Solomon was known for having wisdom. You know the story – instead of asking for riches and power, Solomon asked God for wisdom and he was given a ‘wise and understanding heart’ along with more riches than anyone else in the world. (The full story can be read in 1 Kings chapter 3)
The author of much of the Old Testament wisdom literature, Solomon shared his heart in words that have inspired people for thousands of years. His words of wisdom are enough to fill entire books and other blog posts, but I want to highlight one of his parables that really stood out to me.
Thoughts on Wisdom and Folly
In the book of Ecclesiastes, chapter nine ends with six verses under the section titled “Thoughts on Wisdom and Folly.” Solomon recalls a story of wisdom that made such an impression on him that he just had to share it. The story was simple: one day a great king and his army came to siege a small town that held only a few people in it. A poor, wise man knew how to save the town, so it was rescued, but the people didn’t even think to say thank you to the man.
The people of that day put more value on strength, worldly wealth and power than they put on wisdom. Solomon ended the story with the counsel that even though wisdom is better than strength, the wise will still be despised if they are poor.
Better to hear the quiet words of a wise person than the shouts of a foolish king.
Better to have wisdom than weapons of war, but one sinner can destroy much that is good.
Is wisdom really valued today?
Sounds like a weird question, doesn’t it? But when you think about what’s valued in society today, a few different things come to mind: wealth, power, success, physical appearance, strength, and influence. No, these things aren’t new and were certainly around when Solomon was alive, which is why he’s sharing the importance of valuing wisdom.

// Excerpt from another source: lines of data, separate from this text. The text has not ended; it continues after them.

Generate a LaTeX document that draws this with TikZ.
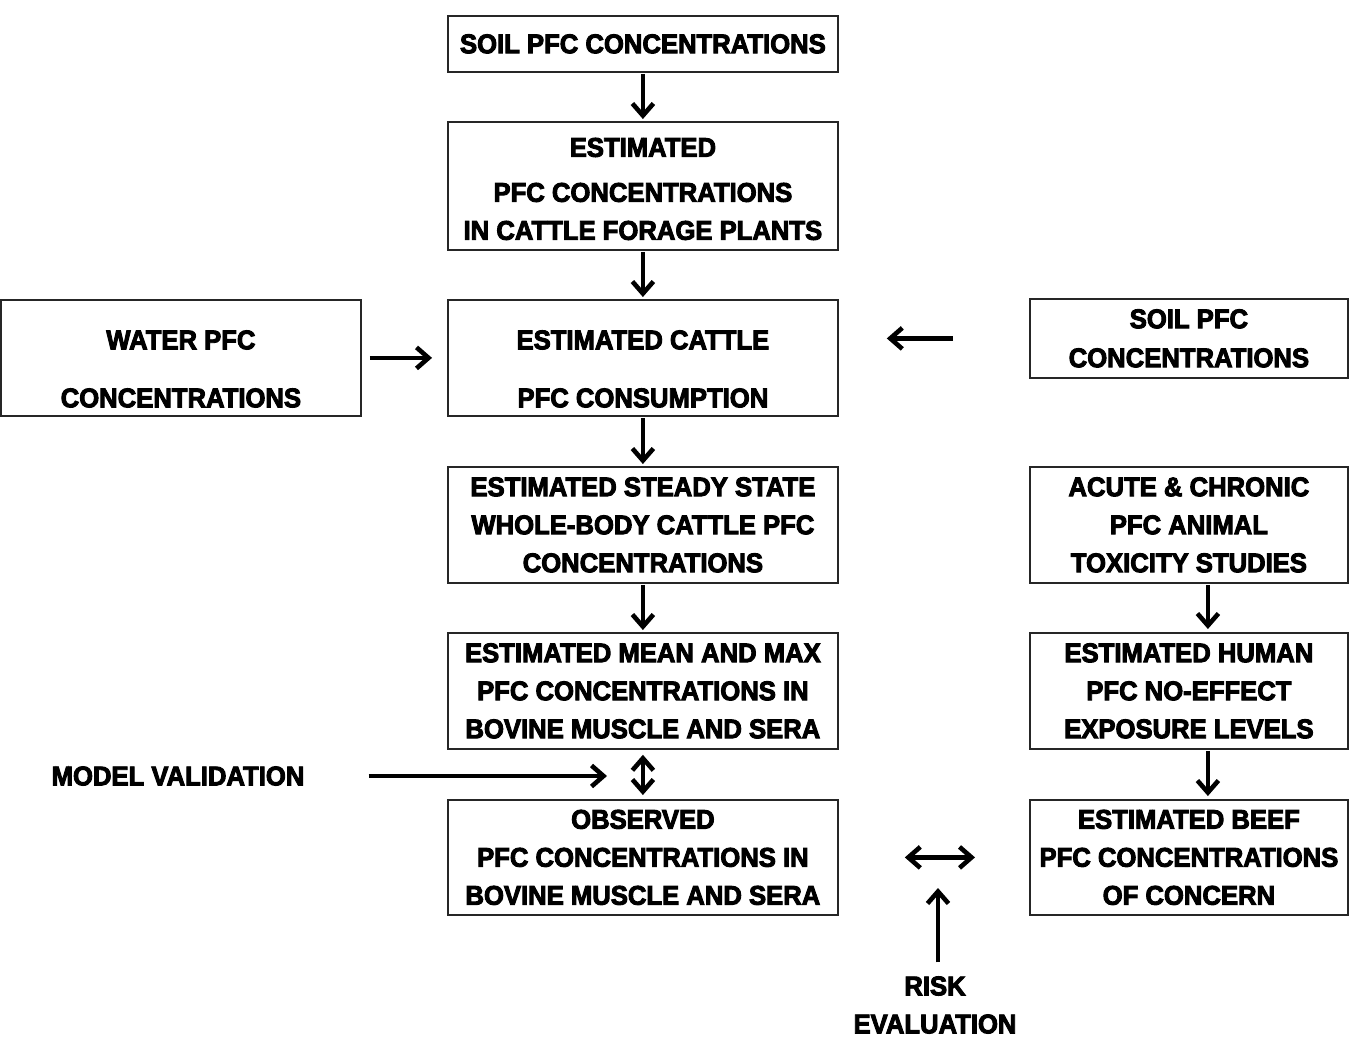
\documentclass[tikz,border=0pt]{standalone}
\usepackage{fontspec}
\setmainfont{Liberation Sans}[FakeStretch=0.95,FakeBold=3.5]
\usetikzlibrary{arrows.meta}
\newcommand\bxfont{\fontsize{27}{38}\selectfont\bfseries}
\tikzset{
  box/.style={draw=black!85, line width=1.8pt, inner sep=0pt, align=center, font=\bxfont, anchor=north west},
  lbl/.style={inner sep=2pt, align=center, font=\bxfont},
  tip/.tip={Straight Barb[length=12pt,width=21pt,line width=4.6pt]},
  arr/.style={line width=4.6pt, -tip},
  darr/.style={line width=4.6pt, tip-tip}
}
\begin{document}
\begin{tikzpicture}[x=1pt,y=-1pt]
\useasboundingbox[fill=white] (0,0) rectangle (1359,1045);
% center column
\node[box, minimum width=390pt, minimum height=56pt] (soil) at (447,15) {SOIL PFC CONCENTRATIONS};
\node[box, minimum width=390pt, minimum height=128pt] (forage) at (447,121) {\rule{0pt}{25pt}ESTIMATED\\[7pt] PFC CONCENTRATIONS\\ IN CATTLE FORAGE PLANTS};
\node[box, minimum width=390pt, minimum height=116pt] (cattle) at (447,299) {\rule{0pt}{41pt}ESTIMATED CATTLE\\[20pt] PFC CONSUMPTION};
\node[box, minimum width=390pt, minimum height=116pt] (steady) at (447,466) {ESTIMATED STEADY STATE\\ WHOLE-BODY CATTLE PFC\\ CONCENTRATIONS};
\node[box, minimum width=390pt, minimum height=116pt] (mean) at (447,632) {ESTIMATED MEAN AND MAX\\ PFC CONCENTRATIONS IN\\ BOVINE MUSCLE AND SERA};
\node[box, minimum width=390pt, minimum height=115pt] (obs) at (447,799) {OBSERVED\\ PFC CONCENTRATIONS IN\\ BOVINE MUSCLE AND SERA};
% left
\node[box, minimum width=360pt, minimum height=116pt] (water) at (0,299) {\rule{0pt}{41pt}WATER PFC\\[20pt] CONCENTRATIONS};
\node[lbl] (mv) at (178,776) {MODEL VALIDATION};
% right column
\node[box, minimum width=318pt, minimum height=79pt] (soilR) at (1029,298) {SOIL PFC\\[1pt] CONCENTRATIONS};
\node[box, minimum width=318pt, minimum height=116pt] (acute) at (1029,466) {ACUTE \& CHRONIC\\ PFC ANIMAL\\ TOXICITY STUDIES};
\node[box, minimum width=318pt, minimum height=116pt] (human) at (1029,632) {ESTIMATED HUMAN\\ PFC NO-EFFECT\\ EXPOSURE LEVELS};
\node[box, minimum width=318pt, minimum height=115pt] (beef) at (1029,799) {ESTIMATED BEEF\\ PFC CONCENTRATIONS\\ OF CONCERN};
\node[lbl] (risk) at (935,1005) {RISK\\ EVALUATION};
\coordinate (mvend) at (607,775);
\coordinate (riskend) at (938,888);
% arrows
\draw[arr, shorten <=1pt, shorten >=2pt] (soil) -- (forage);
\draw[arr, shorten <=1pt, shorten >=2pt] (forage) -- (cattle);
\draw[arr, shorten <=1pt, shorten >=2pt] (cattle) -- (steady);
\draw[arr, shorten <=1pt, shorten >=2pt] (steady) -- (mean);
\draw[darr, shorten <=5pt, shorten >=4pt] (mean) -- (obs);
\draw[arr, shorten <=8pt, shorten >=15pt] (water) -- (cattle);
\draw[arr, shorten <=76pt, shorten >=48pt] (soilR.west) -- (soilR.west -| cattle.east);
\draw[arr, shorten <=1pt, shorten >=3pt] ([xshift=19pt]acute.south) -- ([xshift=19pt]human.north);
\draw[arr, shorten <=1pt, shorten >=3pt] ([xshift=19pt]human.south) -- ([xshift=19pt]beef.north);
\draw[arr, shorten <=62pt] (mv.east) -- (mv.east -| mvend);
\draw[darr, shorten <=66pt, shorten >=54pt] (obs.east) -- (beef.west);
\draw[arr, shorten <=12pt] (risk.north -| riskend) -- (riskend);
\end{tikzpicture}
\end{document}
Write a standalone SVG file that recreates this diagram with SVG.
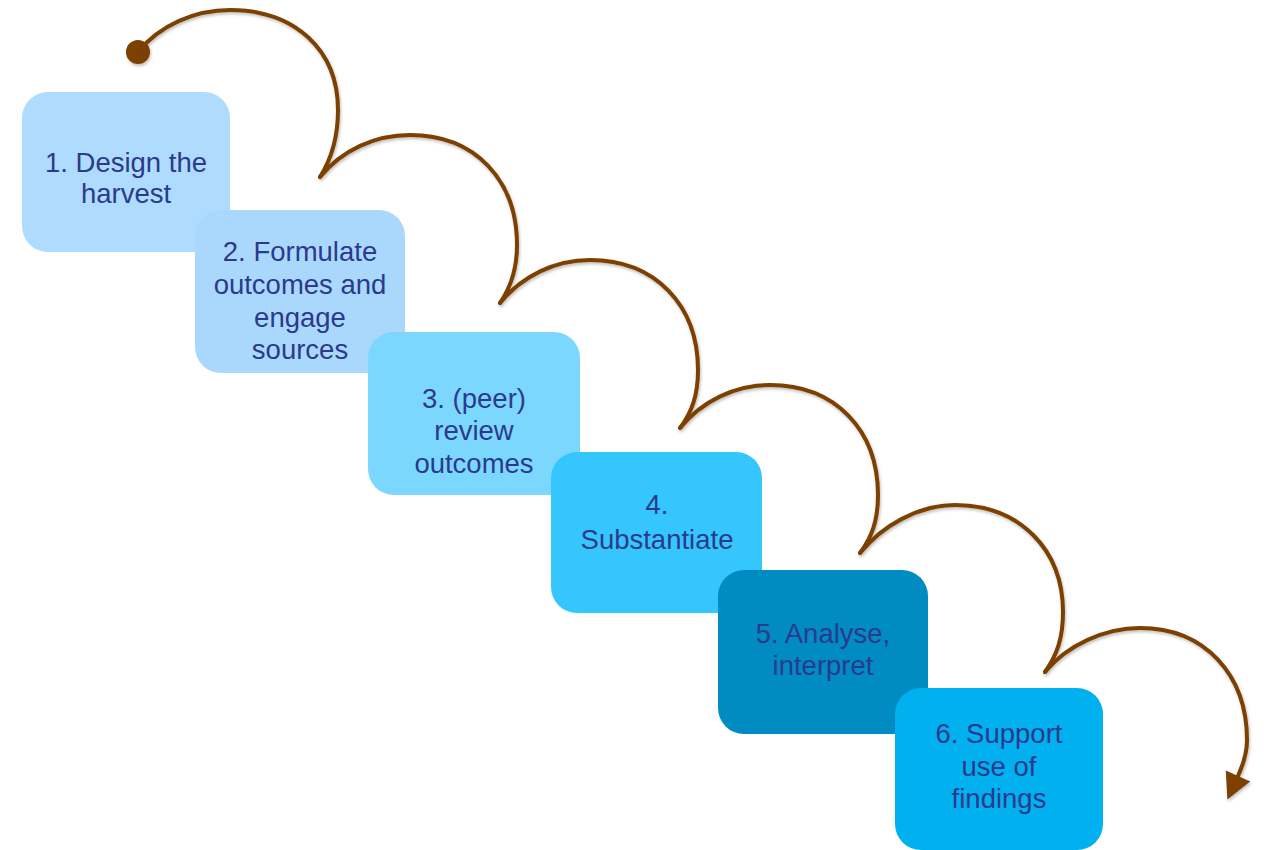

The smartest man in the world is telling us that wisdom is more powerful than any wealth, strength and title that we could ever achieve.
The good news is that we can grow in wisdom.
How to get wisdom.
Proverbs 4:7 Wisdom is supreme; therefore get wisdom. Though it cost all you have, get understanding.
Before Solomon even presented his request for wisdom, he approached God with humility. He recognized that his knowledge and experience wouldn’t be enough to fully understand God’s people, so he identified his limitations and asked God for the wisdom to know what to do and the courage to follow through with it.
That’s it. There wasn’t a ‘wisdom application.’ God didn’t require so many years of experience. Nor did Solomon try to explain why he deserved wisdom. He simply asked humbly and God gave him wisdom.
But that was the Old Testament – we don’t have the same thing happening today, right? Not so fast. In James 1:5 we read that if we ‘need wisdom, ask our generous God, and he will give it to you. He will not rebuke you for asking.’ We have the ability to ask God for wisdom, and His word says that He will give it to us.
I’m no expert in wisdom, but if I had to start somewhere in asking God for wisdom, I would try to approach it with humility just as Solomon did when he became king. After all, what good is wisdom if you aren’t humble?